Set on top of a hill, Sandis elegant home is faced with local stone, which gives a hint to the rocky nature of her property. Instead of fighting the ledge and rocks, Sandi has worked these natural landscaping features into her garden design with staggered terraces, stone pathways and steps, many built by her father Charlie Blaze, as well as a large tract of exposed ledge covered with natural moss and lichen.
The hilly areas around Streets Pond, the reservoir between Nod Hill and Olmstead Hill, were once covered in apple trees. Several beautiful old gnarled trees still grow down at the bottom of Sandis garden, below the terraced beds, together with newer peach trees and a hedge of blueberry bushes.
Massive trees create natural shade gardens up near the house, where Brunnera Polychroma, also known as Jack Frost, several varieties of fern, Hosta and Astilbe thrive in the low light.

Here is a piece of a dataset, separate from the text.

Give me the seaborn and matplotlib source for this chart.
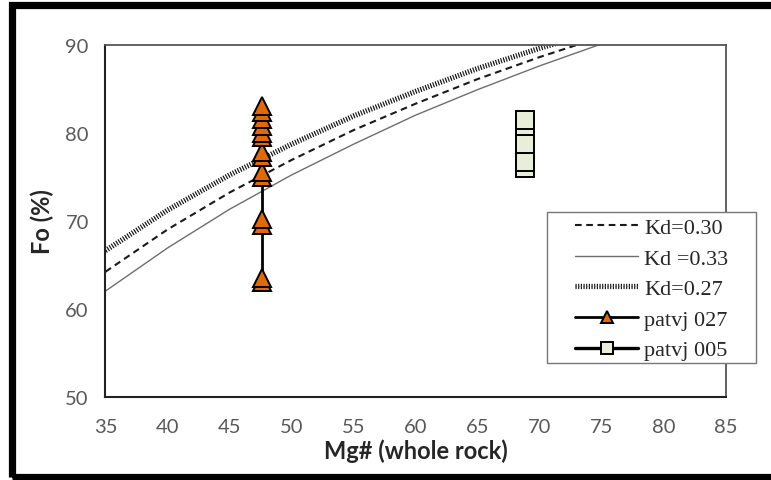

Behind the house steep terraces, held up by old retaining walls now covered in climbing Hydrangea, lead to different vistas of the garden. Flower beds line both sides of grass pathways on each terrace, and this is where youll find a riot of color, as perennials show off their colors and blossoms throughout the spring, summer and fall. Sculptures, hidden seating arrangements and a sunken pool built, of course, from rocks, provide elements of surprise among Lupines and Lady's Mantle. One of Sandi's favorite plants is Euphorbia polychroma, known more commonly as Cusion Spurge. "It's the first harbinger of spring and grows in a lovely round mound, covered in yellow flowers," she told me, pointing out where she had planted it among the Dwarf GoatsBeard. "Baptisia, or Blue Wild Indigo, is also dramatic at the back of a bed."